I don't do linguistics anymore, but when I did I worked extensively with Whorf's Hopi and Nahuatl materials and I assure you they are very high quality. Whorf was no doubt wrong on many things, but he is an important contributor to our understanding of the linguistic history of the American Southwest, in particular the Uto-Aztecan family. If nothing else, that should qualify him as as much a linguist as anyone.

(Dan and Keren Everett are also well respected linguists, by the way, not fringey outsiders. I have no idea whether their take on Pirahã makes sense.)

Finally, the whole linguistic relativity/determinism idea complex is quite old, much older than the twentieth century. The best known version pre-S/W was von Humboldt's, but even then it was not a new idea. One place to learn more is George Steiner's After Babel (but don't expect much linguistics).

(Back to lurking)
posted by rodii at 11:24 AM on August 22, 2004 [2 favorites]


Anyone else ever read Julian Jaynes, seems like this follows pretty well with what I remember from TOCBBM about some of the various stages in the development of language.
posted by milovoo at 12:34 PM on August 22, 2004


S/W lives mostly as folk wisdom, as we can see above, and it is in that guise "utter bullshit". It is presented as a strong form of language determinism and relativism, and that's false.
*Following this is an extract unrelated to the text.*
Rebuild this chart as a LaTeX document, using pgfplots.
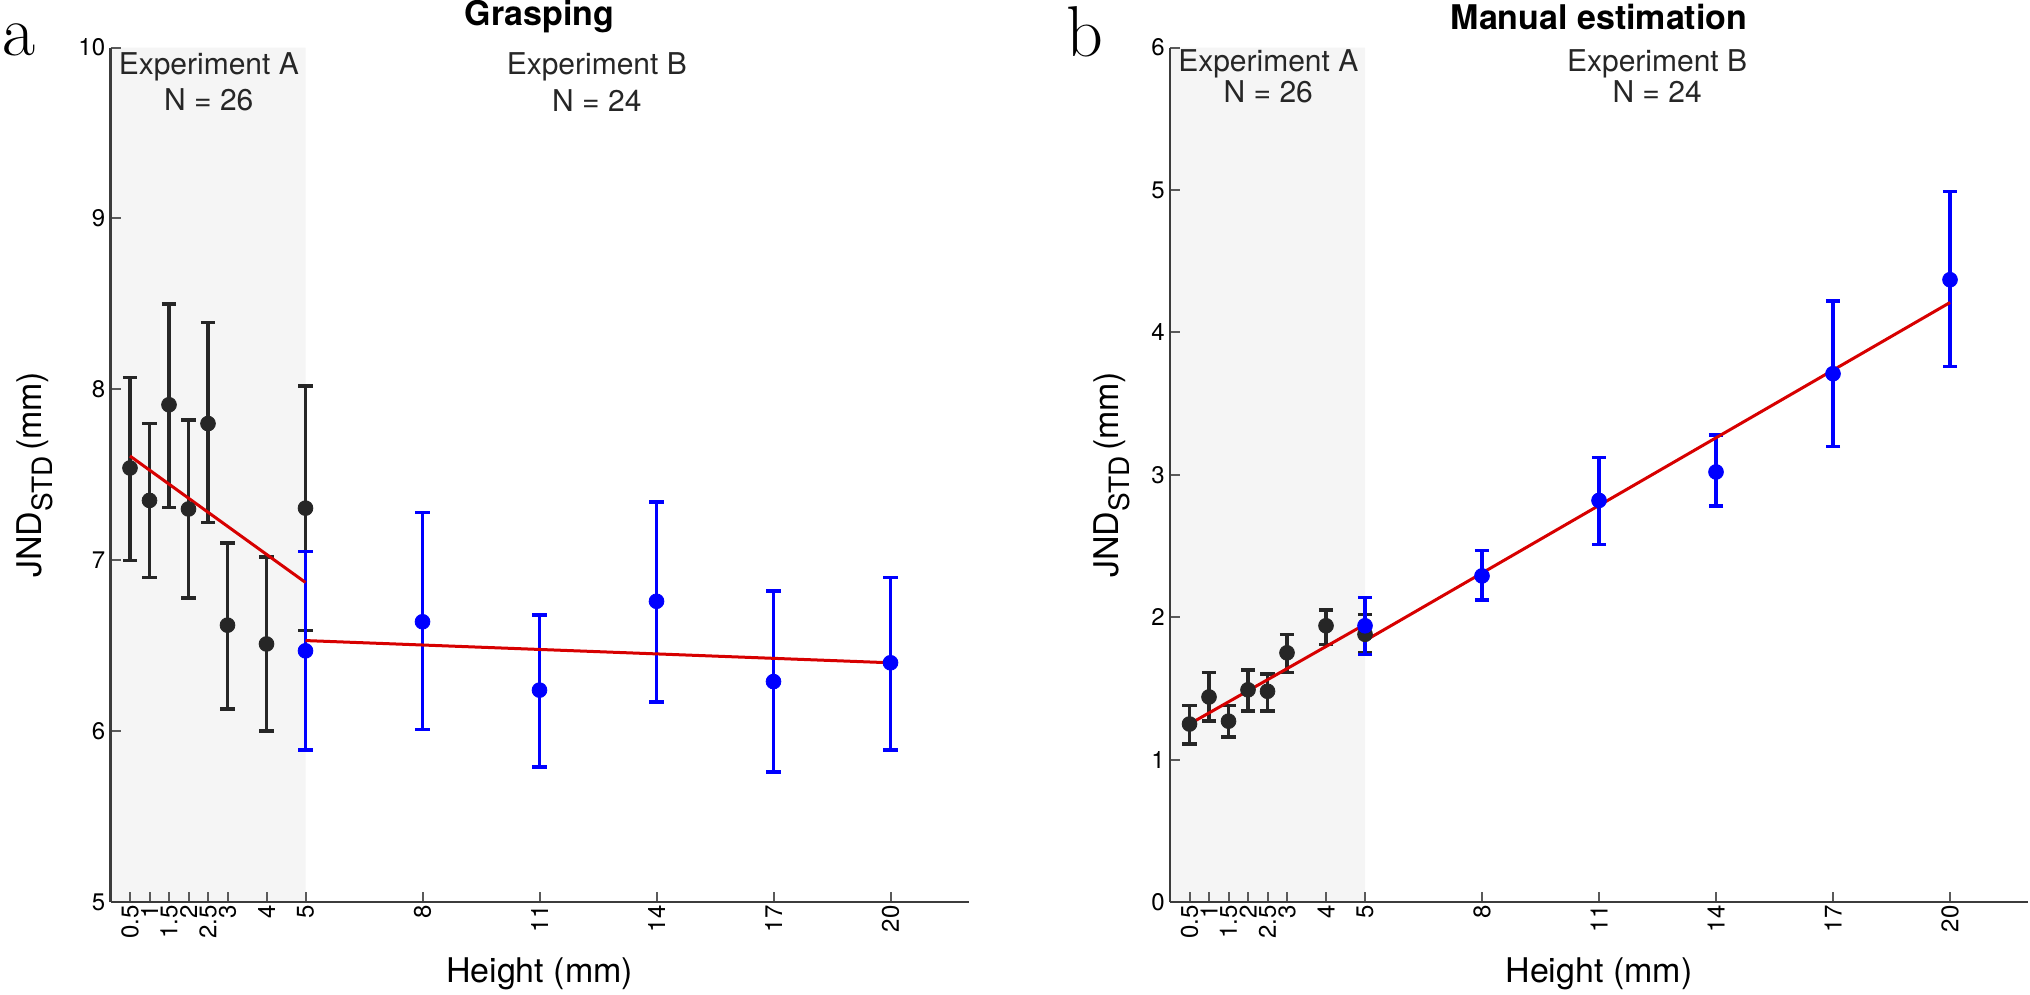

It's not complicated, and it's not a controversy within linguistics.

Perhaps it's not fair to criticize Whorf as I did, but I've been hearing that criticism for many, many years now—long before Pinker. From linguists.
posted by Ethereal Bligh at 1:11 PM on August 22, 2004


I'm less troubled about the lack of counting systems-- one fish, two fish, enough for everybody to have dinner, can work just fine-- and about the lack of colour terms. There are many language systems with more or less colour terms than English, and I seem to recall that some languages only give specific names to black, white and red. It doesn't change our physiology: most human beings can see the colours; naming them is cultural.

What I'm perplexed by is that assertion that these people do not have narrative: "Piraha has no creation myths-- its texts are almost all descriptions of immediate experience or interpretations of experience; it has some stories about that past, but only of one or two generations back. The Piraha in general have no individual or collective memory of more than two generations past [...] The Piraha do not create fiction, e.g. fables, fairy tales, legends, etc. And they have no creation stories or myths... there is not a single story about the ancient past told by Piraha... Piraha say, when pressed about creation, for example, that 'Everything is the same', meaning that nothing changes, nothing is created."

This from an article by Everett, available here (note: pdf). Though they may bring in scraps of stories from other tribes in the area, and repeat them to each other, they do not, apparently, embellish them or invent their own. Everett posits that there are then constraints on abstract concepts, and that this constraint is evident in their language, that the language itself, in fact, may function in a way that disallows abstractions-- yet the Piraha also claim to have a close contact with a spirit world. So I'm still perplexed. As human beings we narrativize our lives, our cultures, our days. It's a cultural constant (I had thought). What happens to the individual when there is no foundational narrative of identity? *Is still scratching head*
posted by jokeefe at 1:52 PM on August 22, 2004


God damn it, rodii, if you'd quit lurking so much and comment a little more, I could relax a little and stop trying to fight all the battles. Won't you think of the kittens hats?
posted by languagehat at 3:59 PM on August 22, 2004


rodii!

(Back to lurking)

*cries*
posted by stavrosthewonderchicken at 4:12 PM on August 22, 2004


Anthropologist walks back to tent " Christ, what a bunch of thickos"
posted by biffa at 5:15 PM on August 22, 2004


INAL, AIWALH !

[ I am not a linguist, and I wear a little hat. ]
posted by troutfishing at 8:30 PM on August 22, 2004


But are they happier than people who can do long division?